_Required work_
It is required that the lines from the top of the listing through the line with "from matplotlib.patches import" be reproduced exactly, excluding pictures.

--------

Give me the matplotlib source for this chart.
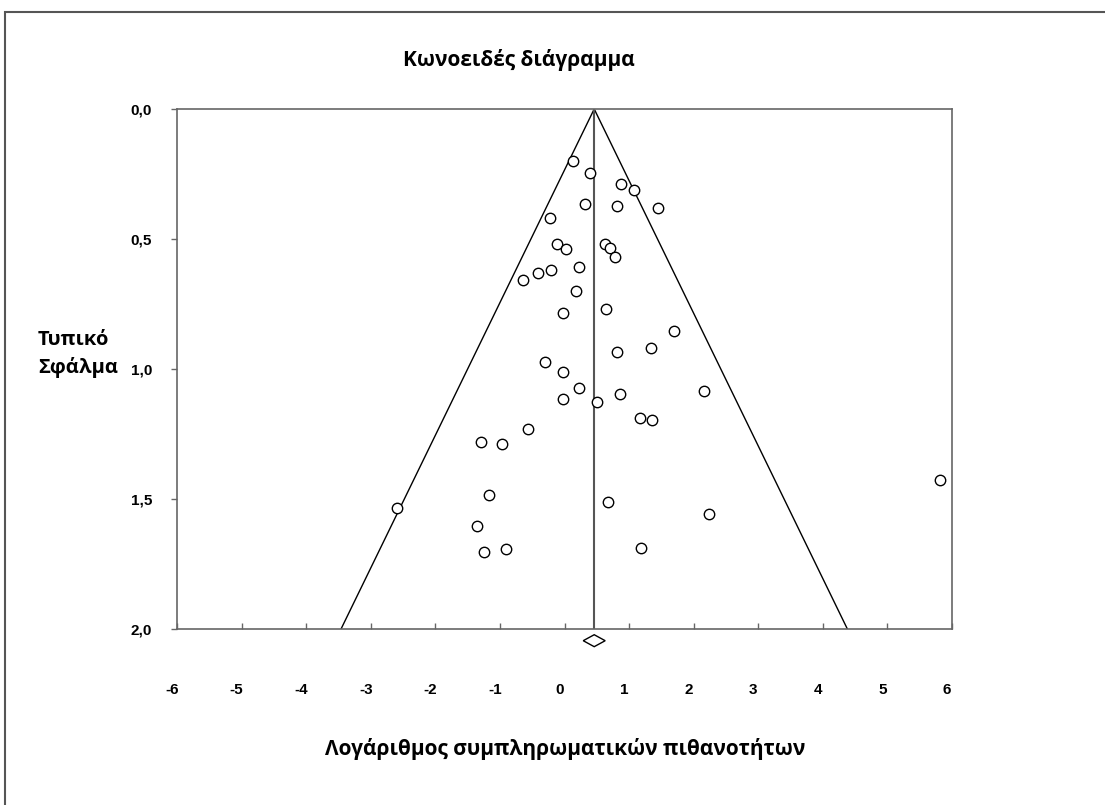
import matplotlib
matplotlib.use("Agg")
import matplotlib.pyplot as plt
import matplotlib.transforms as mtransforms
from matplotlib.patches import Rectangle, Polygon

# log odds ratio of each study and its standard error
log_or = [0.13, 0.39, 0.88, 1.07, 0.31, 0.82, 1.44, -0.23, -0.12, 0.03,
          0.63, 0.71, 0.78, 0.22, -0.21, -0.41, -0.64, 0.18, -0.02, 0.65,
          1.69, 0.82, 1.34, -0.30, -0.02, 0.23, 2.16, -0.02, 0.86, 0.50,
          1.17, 1.36, -0.56, -1.29, -0.97, -1.17, -2.60, 0.68, 2.23, -1.36,
          -1.24, -0.90, 1.19, 5.81]
se = [0.199, 0.245, 0.287, 0.313, 0.365, 0.372, 0.380, 0.419, 0.519, 0.538,
      0.518, 0.533, 0.570, 0.609, 0.620, 0.631, 0.656, 0.701, 0.783, 0.771,
      0.854, 0.936, 0.920, 0.974, 1.012, 1.074, 1.086, 1.114, 1.095, 1.126,
      1.188, 1.197, 1.232, 1.282, 1.290, 1.485, 1.536, 1.513, 1.556, 1.604,
      1.705, 1.692, 1.688, 1.426]

pooled = 0.46
pooled_lo = 0.29
pooled_hi = 0.63
se_max = 2.0

x_ticks = [-6, -5, -4, -3, -2, -1, 0, 1, 2, 3, 4, 5, 6]
y_ticks = [0.0, 0.5, 1.0, 1.5, 2.0]
y_tick_labels = ["0,0", "0,5", "1,0", "1,5", "2,0"]

title_font = ["Open Sans", "DejaVu Sans"]
tick_font = ["Liberation Sans", "DejaVu Sans"]

fig = plt.figure(figsize=(11.05, 8.05), dpi=100)
ax = fig.add_axes([177 / 1105, 1 - 629 / 805, (952 - 177) / 1105, (629 - 109) / 805])

# outer chart frame
fig.patches.append(Rectangle((5 / 1105, -0.1), 1.2, 1 - 12 / 805 + 0.1,
                             transform=fig.transFigure, fill=False,
                             edgecolor="#555555", linewidth=1.5))

# funnel: pooled estimate +/- 1.96 * SE
ax.plot([pooled - 1.96 * se_max, pooled, pooled + 1.96 * se_max],
        [se_max, 0, se_max], color="black", linewidth=1)
ax.plot([pooled, pooled], [0, se_max], color="#555555", linewidth=1.5)

ax.plot(log_or, se, linestyle="none", marker="o", markersize=7.5,
        markerfacecolor="white", markeredgecolor="black", markeredgewidth=1)

# diamond for the pooled estimate under the axis
ymid = 2.045
dh = 0.023
ax.add_patch(Polygon([[pooled_lo, ymid], [pooled, ymid - dh],
                      [pooled_hi, ymid], [pooled, ymid + dh]],
                     closed=True, fill=False, edgecolor="black",
                     linewidth=1, clip_on=False))

ax.set_xlim(-6, 6)
ax.set_ylim(2.0, 0.0)
ax.set_xticks(x_ticks)
ax.set_xticklabels([str(t) for t in x_ticks])
ax.set_yticks(y_ticks)
ax.set_yticklabels(y_tick_labels)

for side in ax.spines.values():
    side.set_color("#666666")
    side.set_linewidth(1.2)

ax.tick_params(axis="x", direction="in", length=4, width=1, color="#666666",
               pad=39)
ax.tick_params(axis="y", direction="out", length=4, width=1, color="#666666",
               pad=14)
for lbl in ax.get_xticklabels() + ax.get_yticklabels():
    lbl.set_fontfamily(tick_font)
    lbl.set_fontweight("bold")
    lbl.set_fontsize(11)
shift = mtransforms.ScaledTranslation(-5 / 100, 0, fig.dpi_scale_trans)
for lbl in ax.get_xticklabels():
    lbl.set_transform(lbl.get_transform() + shift)

fig.text(403 / 1105, 1 - 60 / 805, "Κωνοειδές διάγραμμα", ha="left",
         va="center", fontsize=15, fontweight="bold", family=title_font)
fig.text(565 / 1105, 1 - 749 / 805, "Λογάριθμος συμπληρωματικών πιθανοτήτων",
         ha="center", va="center", fontsize=15, fontweight="bold",
         family=title_font)
fig.text(38 / 1105, 1 - 354 / 805, "Τυπικό\nΣφάλμα", ha="left", va="center",
         fontsize=14.5, fontweight="bold", family=title_font, linespacing=1.45)

fig.savefig("out.png", dpi=100)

--------

_Task result_
Give me the matplotlib source for this chart.
import matplotlib
matplotlib.use("Agg")
import matplotlib.pyplot as plt
import matplotlib.transforms as mtransforms
from matplotlib.patches import Rectangle, Polygon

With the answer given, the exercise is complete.